* _Data excerpt_:
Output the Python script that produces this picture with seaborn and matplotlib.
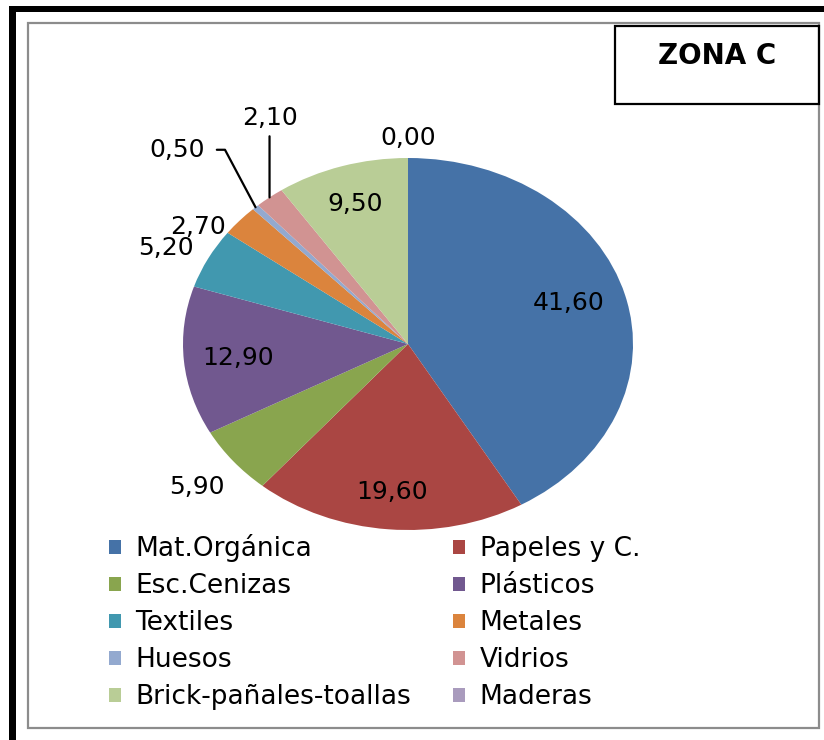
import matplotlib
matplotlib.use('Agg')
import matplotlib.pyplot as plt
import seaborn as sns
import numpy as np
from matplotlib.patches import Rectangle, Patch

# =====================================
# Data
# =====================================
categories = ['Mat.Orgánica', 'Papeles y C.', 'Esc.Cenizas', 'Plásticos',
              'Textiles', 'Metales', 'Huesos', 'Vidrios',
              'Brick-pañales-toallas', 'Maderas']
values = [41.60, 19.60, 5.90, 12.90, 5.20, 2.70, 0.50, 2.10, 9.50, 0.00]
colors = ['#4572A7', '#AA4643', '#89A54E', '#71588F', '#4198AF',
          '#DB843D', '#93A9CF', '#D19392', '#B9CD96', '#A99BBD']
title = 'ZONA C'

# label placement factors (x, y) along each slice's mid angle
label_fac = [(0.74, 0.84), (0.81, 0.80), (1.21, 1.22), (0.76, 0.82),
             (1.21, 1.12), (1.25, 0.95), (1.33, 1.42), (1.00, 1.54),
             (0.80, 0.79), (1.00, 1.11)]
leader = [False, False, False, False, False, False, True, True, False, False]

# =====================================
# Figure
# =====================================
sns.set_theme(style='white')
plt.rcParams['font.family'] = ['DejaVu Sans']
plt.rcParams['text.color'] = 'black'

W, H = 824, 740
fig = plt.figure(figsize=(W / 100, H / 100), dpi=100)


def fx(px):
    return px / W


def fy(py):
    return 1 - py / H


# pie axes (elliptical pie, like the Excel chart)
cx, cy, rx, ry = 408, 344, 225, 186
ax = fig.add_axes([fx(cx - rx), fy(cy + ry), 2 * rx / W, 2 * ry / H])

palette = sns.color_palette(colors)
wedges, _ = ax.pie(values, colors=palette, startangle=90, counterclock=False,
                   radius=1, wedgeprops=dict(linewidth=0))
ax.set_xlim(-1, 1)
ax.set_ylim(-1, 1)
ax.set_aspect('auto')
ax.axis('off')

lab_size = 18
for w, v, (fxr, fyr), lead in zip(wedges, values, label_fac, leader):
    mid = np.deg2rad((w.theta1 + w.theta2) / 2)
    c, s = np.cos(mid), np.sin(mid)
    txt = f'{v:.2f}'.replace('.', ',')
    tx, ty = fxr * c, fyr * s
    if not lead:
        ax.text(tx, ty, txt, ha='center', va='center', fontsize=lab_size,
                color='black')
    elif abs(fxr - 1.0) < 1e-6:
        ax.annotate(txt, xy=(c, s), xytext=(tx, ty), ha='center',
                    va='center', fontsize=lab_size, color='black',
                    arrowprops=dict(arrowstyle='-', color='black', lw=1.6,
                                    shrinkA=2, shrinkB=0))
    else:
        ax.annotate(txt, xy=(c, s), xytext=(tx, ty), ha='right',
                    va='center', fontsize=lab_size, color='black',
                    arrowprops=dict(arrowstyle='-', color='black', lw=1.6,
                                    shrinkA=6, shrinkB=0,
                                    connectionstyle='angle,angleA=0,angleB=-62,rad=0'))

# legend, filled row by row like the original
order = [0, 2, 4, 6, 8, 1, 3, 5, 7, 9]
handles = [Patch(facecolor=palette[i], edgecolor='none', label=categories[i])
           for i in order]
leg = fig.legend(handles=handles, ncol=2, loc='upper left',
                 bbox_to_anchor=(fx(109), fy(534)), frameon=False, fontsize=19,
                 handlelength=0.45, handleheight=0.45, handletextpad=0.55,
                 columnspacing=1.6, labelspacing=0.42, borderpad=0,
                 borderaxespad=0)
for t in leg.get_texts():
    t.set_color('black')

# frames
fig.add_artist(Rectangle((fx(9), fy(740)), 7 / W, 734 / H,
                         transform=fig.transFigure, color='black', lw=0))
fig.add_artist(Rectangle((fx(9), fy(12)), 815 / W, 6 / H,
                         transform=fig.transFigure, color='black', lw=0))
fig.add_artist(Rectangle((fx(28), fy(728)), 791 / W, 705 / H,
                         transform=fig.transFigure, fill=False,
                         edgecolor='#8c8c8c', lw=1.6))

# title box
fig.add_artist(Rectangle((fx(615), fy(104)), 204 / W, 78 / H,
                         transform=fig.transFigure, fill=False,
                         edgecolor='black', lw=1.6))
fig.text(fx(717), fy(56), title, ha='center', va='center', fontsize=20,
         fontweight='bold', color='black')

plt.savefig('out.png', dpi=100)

* _Task brief_:
Copy the listing over exactly, skipping the pictures it holds.

* _Answer to the exercise_:
Output the Python script that produces this picture with seaborn and matplotlib.
import matplotlib
matplotlib.use('Agg')
import matplotlib.pyplot as plt
import seaborn as sns
import numpy as np
from matplotlib.patches import Rectangle, Patch

# =====================================
# Data
# =====================================
categories = ['Mat.Orgánica', 'Papeles y C.', 'Esc.Cenizas', 'Plásticos',
              'Textiles', 'Metales', 'Huesos', 'Vidrios',
              'Brick-pañales-toallas', 'Maderas']
values = [41.60, 19.60, 5.90, 12.90, 5.20, 2.70, 0.50, 2.10, 9.50, 0.00]
colors = ['#4572A7', '#AA4643', '#89A54E', '#71588F', '#4198AF',
          '#DB843D', '#93A9CF', '#D19392', '#B9CD96', '#A99BBD']
title = 'ZONA C'

# label placement factors (x, y) along each slice's mid angle
label_fac = [(0.74, 0.84), (0.81, 0.80), (1.21, 1.22), (0.76, 0.82),
             (1.21, 1.12), (1.25, 0.95), (1.33, 1.42), (1.00, 1.54),
             (0.80, 0.79), (1.00, 1.11)]
leader = [False, False, False, False, False, False, True, True, False, False]

# =====================================
# Figure
# =====================================
sns.set_theme(style='white')
plt.rcParams['font.family'] = ['DejaVu Sans']
plt.rcParams['text.color'] = 'black'

W, H = 824, 740
fig = plt.figure(figsize=(W / 100, H / 100), dpi=100)


def fx(px):
    return px / W


def fy(py):
    return 1 - py / H


# pie axes (elliptical pie, like the Excel chart)
cx, cy, rx, ry = 408, 344, 225, 186
ax = fig.add_axes([fx(cx - rx), fy(cy + ry), 2 * rx / W, 2 * ry / H])

palette = sns.color_palette(colors)
wedges, _ = ax.pie(values, colors=palette, startangle=90, counterclock=False,
                   radius=1, wedgeprops=dict(linewidth=0))
ax.set_xlim(-1, 1)
ax.set_ylim(-1, 1)
ax.set_aspect('auto')
ax.axis('off')

lab_size = 18
for w, v, (fxr, fyr), lead in zip(wedges, values, label_fac, leader):
    mid = np.deg2rad((w.theta1 + w.theta2) / 2)
    c, s = np.cos(mid), np.sin(mid)
    txt = f'{v:.2f}'.replace('.', ',')
    tx, ty = fxr * c, fyr * s
    if not lead:
        ax.text(tx, ty, txt, ha='center', va='center', fontsize=lab_size,
                color='black')
    elif abs(fxr - 1.0) < 1e-6:
        ax.annotate(txt, xy=(c, s), xytext=(tx, ty), ha='center',
                    va='center', fontsize=lab_size, color='black',
                    arrowprops=dict(arrowstyle='-', color='black', lw=1.6,
                                    shrinkA=2, shrinkB=0))
    else:
        ax.annotate(txt, xy=(c, s), xytext=(tx, ty), ha='right',
                    va='center', fontsize=lab_size, color='black',
                    arrowprops=dict(arrowstyle='-', color='black', lw=1.6,
                                    shrinkA=6, shrinkB=0,
                                    connectionstyle='angle,angleA=0,angleB=-62,rad=0'))

# legend, filled row by row like the original
order = [0, 2, 4, 6, 8, 1, 3, 5, 7, 9]
handles = [Patch(facecolor=palette[i], edgecolor='none', label=categories[i])
           for i in order]
leg = fig.legend(handles=handles, ncol=2, loc='upper left',
                 bbox_to_anchor=(fx(109), fy(534)), frameon=False, fontsize=19,
                 handlelength=0.45, handleheight=0.45, handletextpad=0.55,
                 columnspacing=1.6, labelspacing=0.42, borderpad=0,
                 borderaxespad=0)
for t in leg.get_texts():
    t.set_color('black')

# frames
fig.add_artist(Rectangle((fx(9), fy(740)), 7 / W, 734 / H,
                         transform=fig.transFigure, color='black', lw=0))
fig.add_artist(Rectangle((fx(9), fy(12)), 815 / W, 6 / H,
                         transform=fig.transFigure, color='black', lw=0))
fig.add_artist(Rectangle((fx(28), fy(728)), 791 / W, 705 / H,
                         transform=fig.transFigure, fill=False,
                         edgecolor='#8c8c8c', lw=1.6))

# title box
fig.add_artist(Rectangle((fx(615), fy(104)), 204 / W, 78 / H,
                         transform=fig.transFigure, fill=False,
                         edgecolor='black', lw=1.6))
fig.text(fx(717), fy(56), title, ha='center', va='center', fontsize=20,
         fontweight='bold', color='black')

plt.savefig('out.png', dpi=100)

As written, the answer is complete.